Select ‘Infer social network with BSSVS’.

I have no idea why this is called “infer social network”. BSSVS stands for Bayesian Stochastic Search Variable Selection. It adds an indicator variable for each pairwise transition rate that specifies whether the rate is on or off, i.e. at its estimated value or at 0. These indicators serve to decrease the effective number of rate parameters that need to be estimated and are helpful to include when trying to infer a sparse transition matrix.


As with the sequence partition, we also need to include a model of how geographic transition rate relates to time.

Select the ‘Clocks’ panel.

We will stick with the default ‘Strict clock’ for transitions among antigenic clusters.

Select the ‘Trees’ panel.

We don’t need to do anything here, because the sequences and the geographic locations are based on the same underlying evolutionary tree.

Select the ‘States’ panel and click on ‘cluster’ in the left-hand list of data partitions.

The option ‘Reconstruct states at all ancestors’ should already be selected. This will allow us to see when new antigenic clusters emerged.


Set up priors

Next, we need to specify priors for each parameter in the model.

Select the ‘Priors’ panel.

For the most part, BEAST has very sensible default priors. In this case, we can leave most of the priors at their default values.


However, we are forced to choose a prior for evolutionary rate.

Click on the prior for ‘H3N2.clock.rate’ (currently highlighted in red).

The current standard prior here is the CTMC rate reference prior. This is specifically designed for evolutionary rate estimation.

Select ‘CTMC Rate Reference’ from the ‘Prior Distribution’ dropdown.

We actually have a good expectation from knowledge of influenza mutation rates that ‘H3N2.clock.rate’ should be near 0.005. We include this as an initial value to aid convergence.

Enter 0.005 as an ‘Initial value’.


After setting this, the ‘H3N2.clock.rate’ prior no longer shows as red.

Set up MCMC parameters

Next, we need to specify operators (or proposals) for the MCMC sampler.

Select the ‘Operators’ panel.

The exact choice of MCMC proposals will have no effect on eventual outcomes.
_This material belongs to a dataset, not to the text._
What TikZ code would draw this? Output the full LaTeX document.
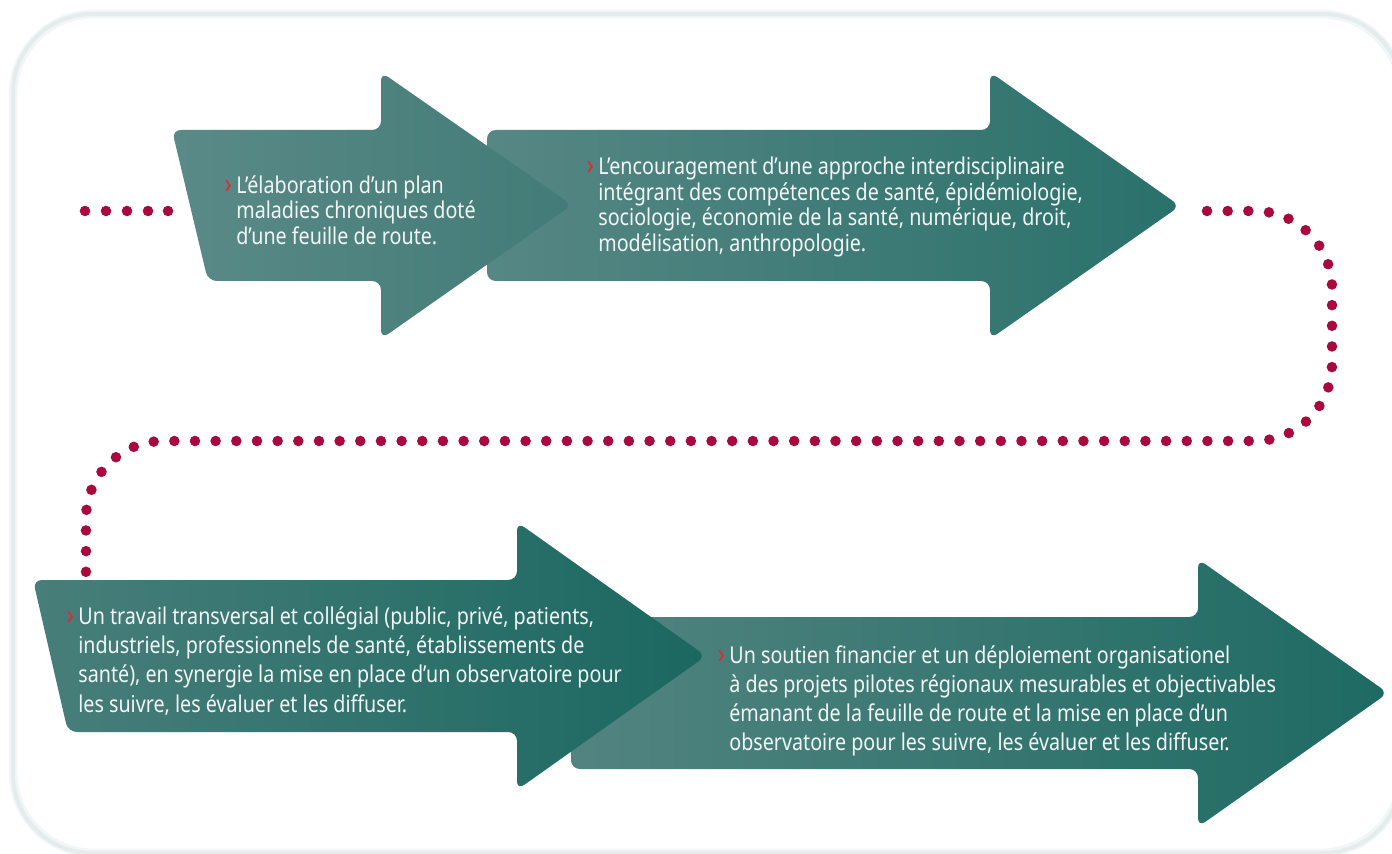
\documentclass[tikz,border=0pt]{standalone}
\usepackage{fontspec}
\setmainfont[FakeStretch=0.85]{Noto Sans}

\definecolor{dotred}{RGB}{168,10,62}
\definecolor{markred}{RGB}{228,40,45}
\definecolor{framegray}{RGB}{228,236,236}
\definecolor{textwhite}{RGB}{242,246,246}
\definecolor{tealAleft}{RGB}{90,138,135}
\definecolor{tealAright}{RGB}{66,123,119}
\definecolor{tealBleft}{RGB}{86,135,132}
\definecolor{tealBright}{RGB}{42,113,107}
\definecolor{tealCleft}{RGB}{72,126,122}
\definecolor{tealCright}{RGB}{27,104,97}
\definecolor{tealDleft}{RGB}{82,132,128}
\definecolor{tealDright}{RGB}{30,106,99}

\tikzset{
  arrowbody/.style={rounded corners=5pt},
  dotline/.style={dotred, line width=6pt, line cap=round, dash pattern=on 0pt off 11.76pt},
  steptext/.style={text=textwhite, anchor=west, align=left, inner sep=0pt,
    font=\fontsize{13.2}{#1}\selectfont},
  steptext/.default=14.6,
}
\newcommand{\chevmark}{\llap{\textcolor{markred}{\fontsize{16}{14}\selectfont\textbf{›}}\hspace{2.5pt}}}

\begin{document}
\begin{tikzpicture}[x=0.02cm, y=-0.02cm]
    \useasboundingbox (0,0) rectangle (1392,854);
    \clip (0,0) rectangle (1392,854);

    % frame
    \draw[framegray!45, line width=5pt, rounded corners=46pt] (13,14) rectangle (1402,853);
    \draw[framegray, line width=2.3pt, rounded corners=45pt] (13,14) rectangle (1402,853);

    % top row
    \shade[arrowbody, left color=tealBleft, right color=tealBright]
        (487,130) -- (990,130) -- (990,72) -- (1180,206) -- (990,339) -- (990,281) -- (487,281) -- cycle;
    \shade[arrowbody, left color=tealAleft, right color=tealAright]
        (172,130) -- (381,130) -- (381,72) -- (572,205) -- (381,339) -- (381,281) -- (208,281) -- cycle;

    % bottom row
    \shade[arrowbody, left color=tealDleft, right color=tealDright]
        (571,617) -- (1198,617) -- (1198,559) -- (1388,693) -- (1198,827) -- (1198,769) -- (571,769) -- cycle;
    \shade[arrowbody, left color=tealCleft, right color=tealCright]
        (33,580) -- (517,580) -- (517,522) -- (706,656) -- (517,790) -- (517,732) -- (68,732) -- cycle;

    % dotted track
    \foreach \x in {85,106,127,148,168}
        \fill[dotred] (\x,211) circle (3pt);
    \coordinate (loopstart) at (1207,211);
    \coordinate (loopend) at (86,574);
    \draw[dotline, rounded corners=44pt] (loopstart) -- (1332,211) -- (1332,441) -- (86,441) -- (loopend);

    \node[steptext] (elaboration) at (236,210)
        {\chevmark L’élaboration d’un plan\\maladies chroniques doté\\d’une feuille de route.};
    \node[steptext] (approche) at (598,207)
        {\chevmark L’encouragement d’une approche interdisciplinaire\\intégrant des compétences de santé, épidémiologie,\\sociologie, économie de la santé, numérique, droit,\\modélisation, anthropologie.};
    \node[steptext=16.6] (travail) at (78,661)
        {\chevmark Un travail transversal et collégial (public, privé, patients,\\industriels, professionnels de santé, établissements de\\santé), en synergie la mise en place d’un observatoire pour\\les suivre, les évaluer et les diffuser.};
    \node[steptext=16.6] (soutien) at (729,701)
        {\chevmark Un soutien financier et un déploiement organisationel\\à des projets pilotes régionaux mesurables et objectivables\\émanant de la feuille de route et la mise en place d’un\\observatoire pour les suivre, les évaluer et les diffuser.};
\end{tikzpicture}
\end{document}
However, good proposals will make the MCMC more efficient and poor proposals will lead to MCMC inefficiency and longer run times. In this case, we can stick with the default list of operators.


Next, we need to specify how often and where MCMC samples are logged to.

Select the ‘MCMC’ panel.

Generally, larger datasets will require longer chains and less frequent sampling. I usually aim for ~1000 samples, planning to throw out the first 500 or 1000 as burn-in.

Enter 10000000 (10 million) for ‘Length of chain’.

Enter 10000 for ‘Log parameters’.

Enter H3N2 for ‘File name stem’.

This will result in 1000 samples logged to the files H3N2.log and H3N2.trees.


And that’s it. We just need to save the XML control file.

Click on ‘Generate BEAST File…‘

Select Continue when shown the priors.

Save the XML as H3N2.xml.

I’ve included this XML with the practical as xml/H3N2.xml.